Filme mineiro, dirigido por Ana Carolina Soares, Estado Itinerante é exemplo vigoroso do completo domínio do específico cinematográfico, das ferramentas que transportam ideias, discursos e interpretações para o interior de um corpo de cinema consistente.
Ana Carolina deposita, junto à equipe do filme, um olhar peculiar a respeito da violência contra a mulher, no Brasil. Peculiar porque assume o risco de inverter as noções associadas a esse fato social, organizando o dado da violência, nem enquanto anomalia, nem enquanto “fenômeno” social, mas como representação intrínseca à existência de tantas mulheres, elemento constituinte da maneira como se relacionam (ou, mais, se protegem) do mundo. A violência aqui está sob a impressão de quem a sofre.
Porque, e essa é a premissa fundamental do filme, o maior sintoma da violência contra a mulher, ao menos no Brasil, é o silêncio. Por isso a incomunicabilidade é a chave mestra de Estado Itinerante. Mesmo os homens, agentes principais da violência com a qual a cobradora de ônibus, Vivi, se defronta todos os dias, são apagados da tela, tornam-se vultos. Porque a inferência do filme é a de que o feminicídio responde a um sistema que ultrapassa a individualização da conduta violenta nesse ou naquele homem. Ainda, símbolos de um suposto universo masculino são reorganizados com mulheres ocupando esses espaços. E todos os elementos consolidam, mais uma vez, o silêncio como grande sintoma.
Tomando o silêncio como fundação de sua investigação, a violência em Estado Itinerante surge sempre sob a noção de espectro. Está na voz do jornalista, encapsulada pela janela de uma casa, que descreve estatísticas do feminicidio e as formas mais comuns de consolidação dos crimes dessa natureza; está no som cortante e invasivo das motocicletas guiadas por homens que atravessam abruptamente os enquadramentos de uma sequência que, segundos antes, estabelecera a cumplicidade entre quatro amigas de trabalho; está na impressão de que a protagonista, Vivi, refuga, a todo momento, sua volta pra casa.
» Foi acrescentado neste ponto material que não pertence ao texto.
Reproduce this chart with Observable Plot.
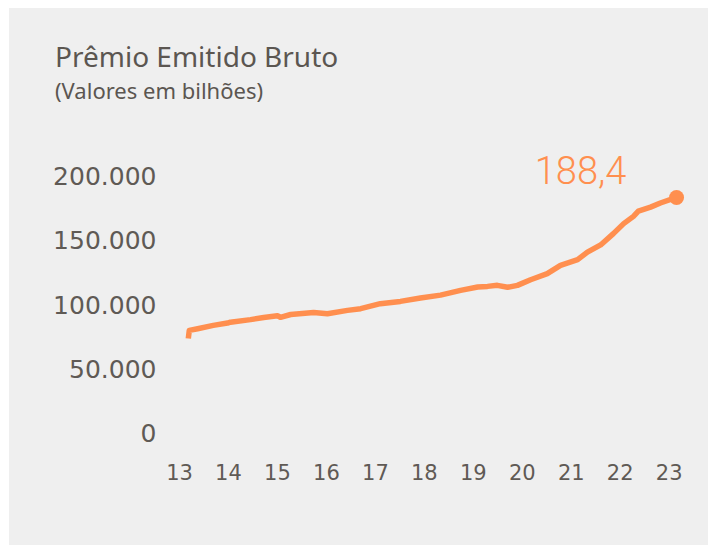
<!DOCTYPE html>
<html>
<head>
<meta charset="utf-8">
<script src="https://cdn.jsdelivr.net/npm/d3@7"></script>
<script src="https://cdn.jsdelivr.net/npm/@observablehq/plot@0.6"></script>
<style>
  html, body { margin: 0; padding: 0; background: #ffffff; width: 708px; height: 545px; overflow: hidden; }
  #panel { position: absolute; left: 9px; top: 8px; width: 699px; height: 537px; background: #efefef; }
  #title { position: absolute; left: 55px; top: 42px; line-height: 1; font-family: "Noto Sans", sans-serif; font-size: 28px; color: #5b5651; white-space: nowrap; }
  #subtitle { position: absolute; left: 55px; top: 79px; line-height: 1; font-family: "Noto Sans", sans-serif; font-size: 22px; color: #5b5651; white-space: nowrap; }
  #chart { position: absolute; left: 0; top: 120px; }
</style>
</head>
<body>
<div id="panel"></div>
<div id="title">Prêmio Emitido Bruto</div>
<div id="subtitle">(Valores em bilhões)</div>
<div id="chart"></div>
<script>
// Time in decimal years (yy), value of premium (R$ millions, 12-month accumulated)
const years = [13.18, 13.20, 13.37, 13.69, 13.98, 14.04, 14.45, 14.72, 15.00, 15.06, 15.27, 15.74, 16.02, 16.43, 16.70, 17.10, 17.51, 17.92, 18.33, 18.74, 19.09, 19.29, 19.49, 19.70, 19.90, 20.17, 20.51, 20.78, 21.13, 21.33, 21.60, 21.86, 22.07, 22.27, 22.37, 22.62, 22.82, 23.15];
const values = [74300, 80600, 81900, 84500, 86300, 87000, 89000, 90700, 92000, 90800, 93000, 94600, 93600, 96200, 97500, 101400, 103200, 105800, 108100, 111800, 114400, 114900, 115700, 114200, 115700, 120100, 124800, 131300, 135700, 141600, 147200, 156000, 163800, 169500, 173600, 176700, 179900, 184200];
const xTicks = [13, 14, 15, 16, 17, 18, 19, 20, 21, 22, 23];
const xTickLabels = ["13", "14", "15", "16", "17", "18", "19", "20", "21", "22", "23"];
const yTicks = [0, 50000, 100000, 150000, 200000];
const lastLabel = "188,4";

const data = years.map((t, i) => ({t, v: values[i]}));
const last = data[data.length - 1];
const ptBR = d3.formatLocale({decimal: ",", thousands: ".", grouping: [3], currency: ["R$", ""]});
const fmt = ptBR.format(",.0f");

const orange = "#ff8f4f";
const grey = "#5f5a55";

const chart = Plot.plot({
  width: 708,
  height: 425,
  marginTop: 56.7,
  marginBottom: 111.7,
  marginLeft: 179,
  marginRight: 39.3,
  style: {background: "transparent", overflow: "visible"},
  x: {domain: [13, 23], axis: null},
  y: {domain: [0, 200000], axis: null},
  marks: [
    Plot.axisY({ticks: yTicks, tickSize: 0, tickPadding: 23, tickFormat: fmt,
      fontSize: 25, fill: grey, fontFamily: "DejaVu Sans", label: null}),
    Plot.axisX({ticks: xTicks, tickSize: 0, tickPadding: 31,
      tickFormat: (d) => xTickLabels[xTicks.indexOf(d)],
      fontSize: 21, fill: grey, fontFamily: "DejaVu Sans", label: null}),
    Plot.line(data, {x: "t", y: "v", stroke: orange, strokeWidth: 5.5, strokeLinejoin: "round", strokeLinecap: "butt"}),
    Plot.dot([last], {x: "t", y: "v", r: 7.5, fill: orange, stroke: null}),
    Plot.text([last], {x: "t", y: "v", text: () => lastLabel, fill: orange, fontSize: 38,
      fontFamily: "Roboto", fontWeight: 300, textAnchor: "middle", lineAnchor: "bottom", dx: -96, dy: -13})
  ]
});
document.getElementById("chart").appendChild(chart);
</script>
</body>
</html>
Ao ponto da câmera então observar Vivi sentada na janela do ônibus, como se sentada à janela de seu quarto.
A escolha de Estado Itinerante por organizar no interior do corpo de Vivi a violência que, de outras formas, se manifesta externamente, cria, por efeito, a partir de sua incomunicabilidade inicial, uma outra noção de comunicabilidade. Noção esta que, mais profunda, responde à carne em tela, sendo para isso, e também por isso, puramente cinematográfica.
Na cena do bar, da longa dança entre Vivi e a personagem negra, travestida, que surge vagarosa por fora do enquadramento, completando o plano, o olhar de cumplicidade lançado por Vivi, e capturado sutilmente pela câmera basta à aproximação. São personagens que, no limite, compartilham experiências de violência comuns e que, como efeito, trazem sim os hematomas físicos, psicológicos e emocionais, mas também a capacidade de reconhecer-se, profundamente, na outra que compartilha dos silêncios, da ruína interior.
Dessa cumplicidade surge uma terceira, que evoca a tentativa de compreensão da personagem por nós que a vemos, ao ponto de seu sufocamento pelo silêncio travar nossa leitura numa agonia incessante. Quando, então subitamente, a personagem começa a rasgar sua própria roupa, desvelando as camadas que a cobrem, arrancando a gola alta que a sufoca, gritando através das impressões que a violência legitimada por estruturas, e perpetrada por variados tipos de homens, arquiva em seus hematomas. A câmera não vai até a personagem. Não precisa. É a força do gesto da personagem que nos puxa.
O trauma, o silêncio e a alteridade são, aqui, dados consecutivos da mesma equação, da mesma organização humana e social de Vivi. Estado Itinerante é exemplo importante do domínio de uma promissora e já muito segura cineasta, sobre suas próprias escolhas e defesas. Estéticas, mas, ao mesmo tempo, narrativas. Particulares, mas, ao mesmo tempo, extremamente urgenciais.